• Task inputs
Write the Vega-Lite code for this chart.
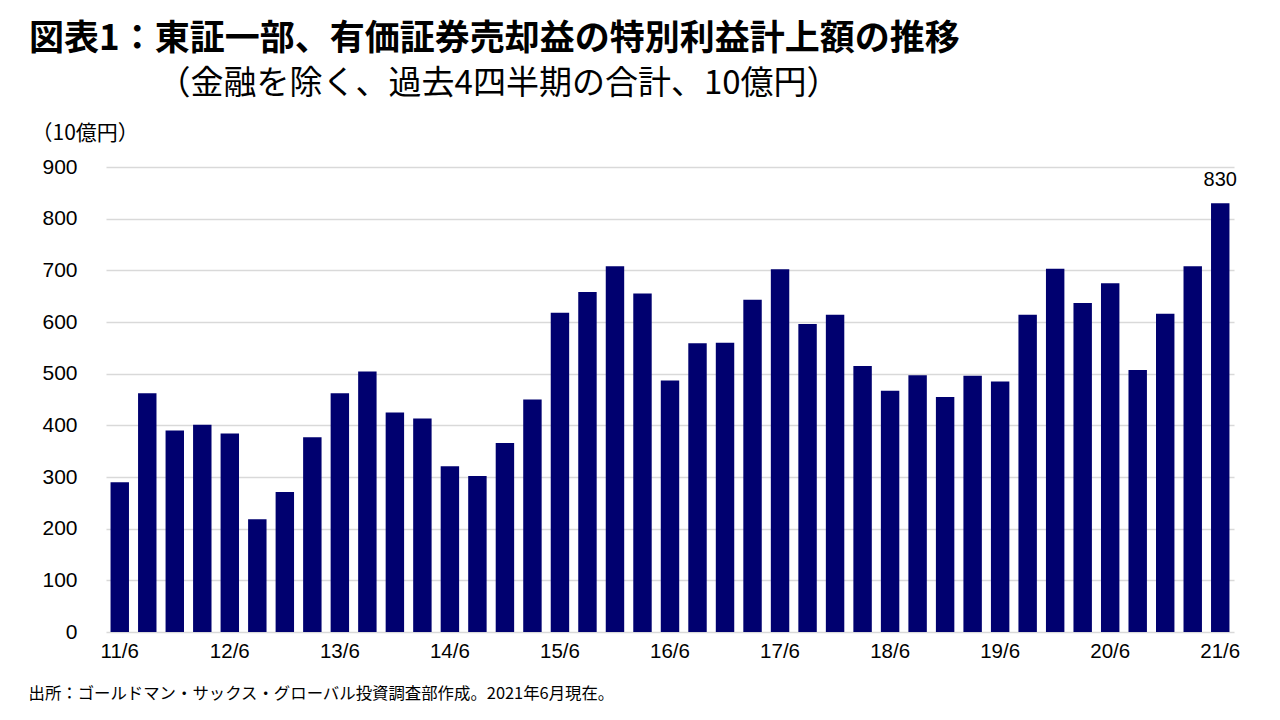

* * *

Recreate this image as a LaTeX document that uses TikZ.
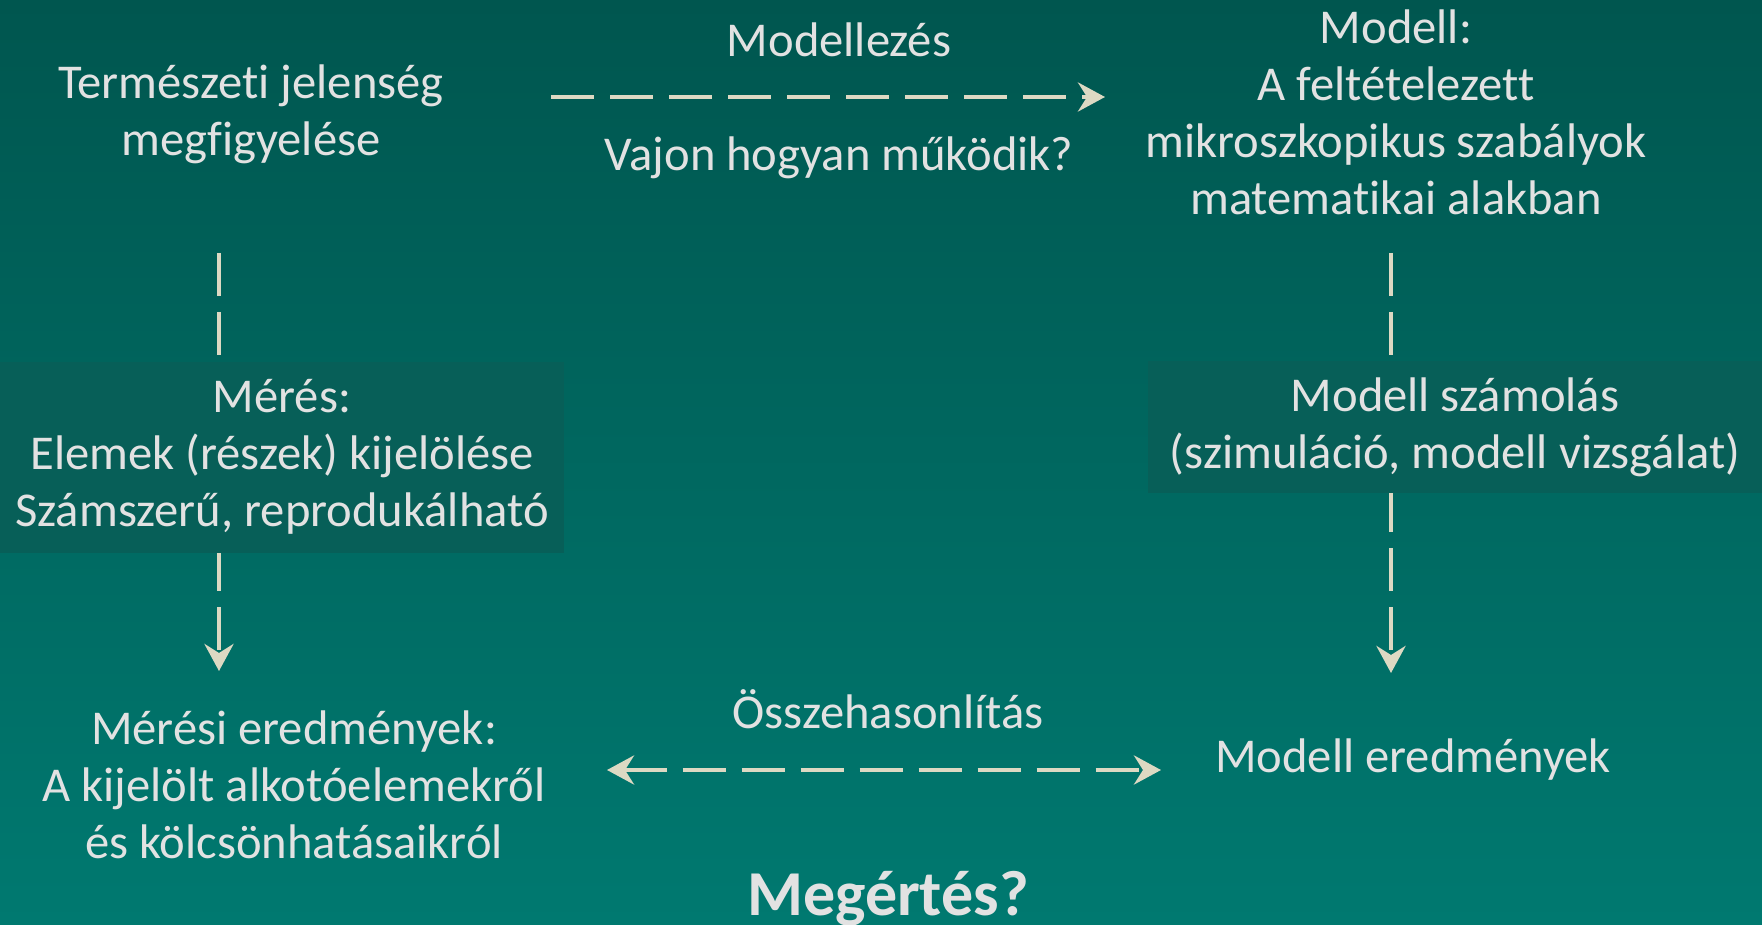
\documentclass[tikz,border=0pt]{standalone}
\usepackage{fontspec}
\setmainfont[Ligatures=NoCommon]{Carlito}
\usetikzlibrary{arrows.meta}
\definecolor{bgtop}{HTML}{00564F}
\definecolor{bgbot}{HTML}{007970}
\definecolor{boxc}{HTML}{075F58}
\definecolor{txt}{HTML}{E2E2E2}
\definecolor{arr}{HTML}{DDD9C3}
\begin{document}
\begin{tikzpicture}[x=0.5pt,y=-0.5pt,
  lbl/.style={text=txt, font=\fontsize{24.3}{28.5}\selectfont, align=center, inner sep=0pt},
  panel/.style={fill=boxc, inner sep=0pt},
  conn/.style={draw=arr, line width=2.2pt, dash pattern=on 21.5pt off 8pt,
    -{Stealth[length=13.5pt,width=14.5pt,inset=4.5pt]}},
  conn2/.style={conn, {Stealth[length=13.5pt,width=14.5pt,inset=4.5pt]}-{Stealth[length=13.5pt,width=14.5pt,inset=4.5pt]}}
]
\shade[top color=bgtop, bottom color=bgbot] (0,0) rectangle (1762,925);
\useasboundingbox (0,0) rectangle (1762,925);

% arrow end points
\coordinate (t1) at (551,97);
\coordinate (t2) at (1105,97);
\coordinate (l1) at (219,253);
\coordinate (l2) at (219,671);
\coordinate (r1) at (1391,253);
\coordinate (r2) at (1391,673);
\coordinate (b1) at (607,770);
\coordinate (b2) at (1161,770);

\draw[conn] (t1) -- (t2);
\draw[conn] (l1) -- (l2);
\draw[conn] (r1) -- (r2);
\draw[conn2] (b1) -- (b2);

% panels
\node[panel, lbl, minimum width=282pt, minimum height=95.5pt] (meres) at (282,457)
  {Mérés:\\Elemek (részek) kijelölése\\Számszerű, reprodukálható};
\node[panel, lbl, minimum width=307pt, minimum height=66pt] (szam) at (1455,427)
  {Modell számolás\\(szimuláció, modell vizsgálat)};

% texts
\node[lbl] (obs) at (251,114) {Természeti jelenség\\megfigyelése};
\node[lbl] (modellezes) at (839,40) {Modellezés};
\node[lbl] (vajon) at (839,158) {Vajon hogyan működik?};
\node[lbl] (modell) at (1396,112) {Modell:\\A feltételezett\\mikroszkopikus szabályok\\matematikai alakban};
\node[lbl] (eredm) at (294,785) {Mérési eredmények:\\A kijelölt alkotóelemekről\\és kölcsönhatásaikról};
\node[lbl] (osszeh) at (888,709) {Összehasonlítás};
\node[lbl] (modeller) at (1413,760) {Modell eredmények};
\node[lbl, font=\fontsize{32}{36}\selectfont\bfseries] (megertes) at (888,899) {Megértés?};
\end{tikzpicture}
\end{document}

* * *

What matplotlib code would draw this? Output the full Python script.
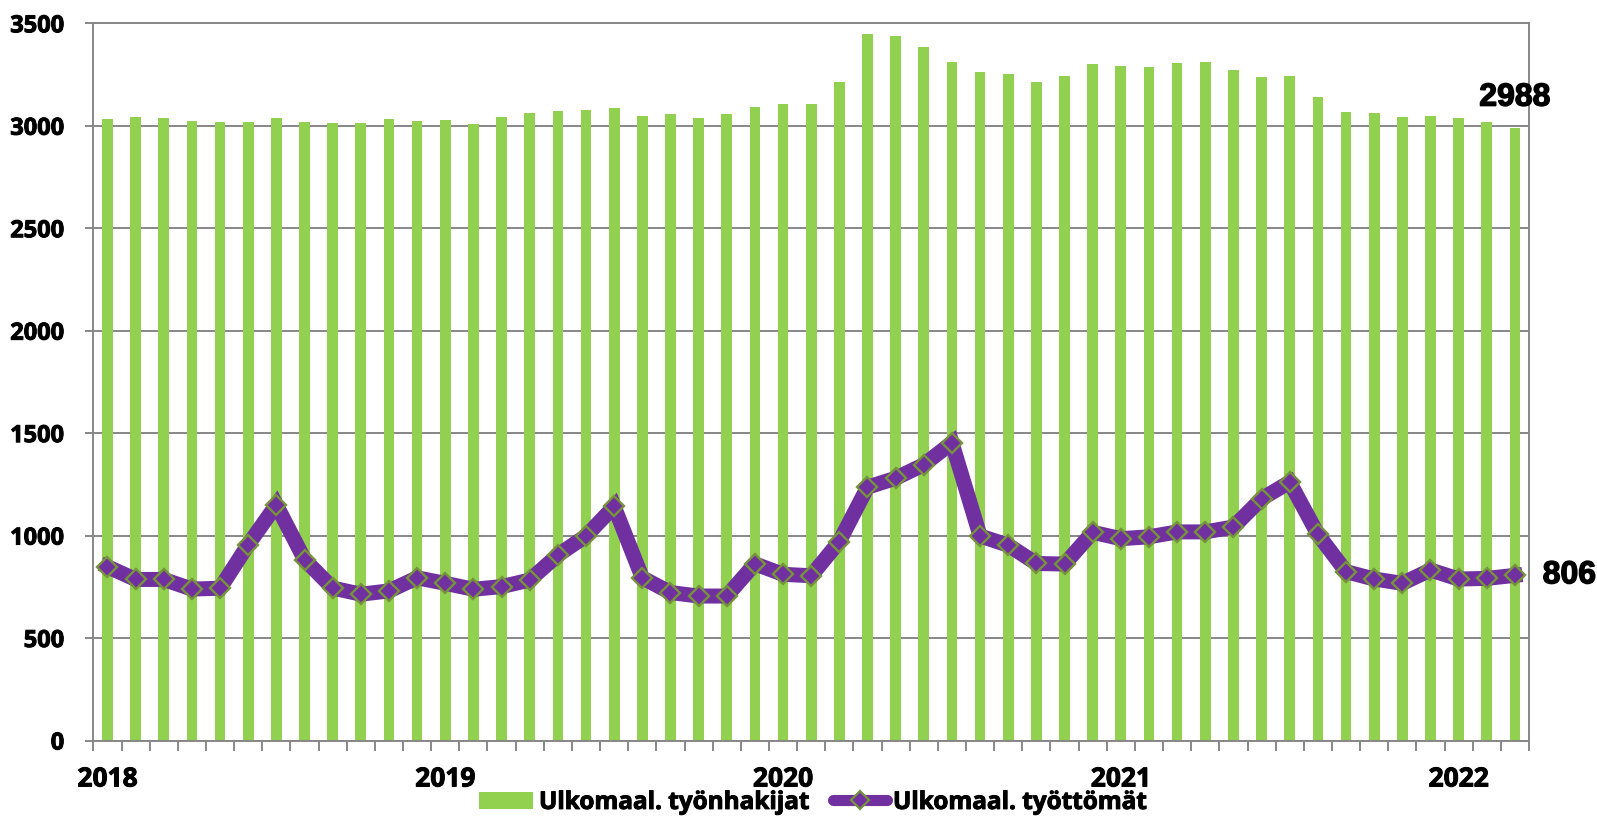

• Problem details
Find the count of lines in the data above where the string "this" occurs. Provide that number alone.

• Expected output
3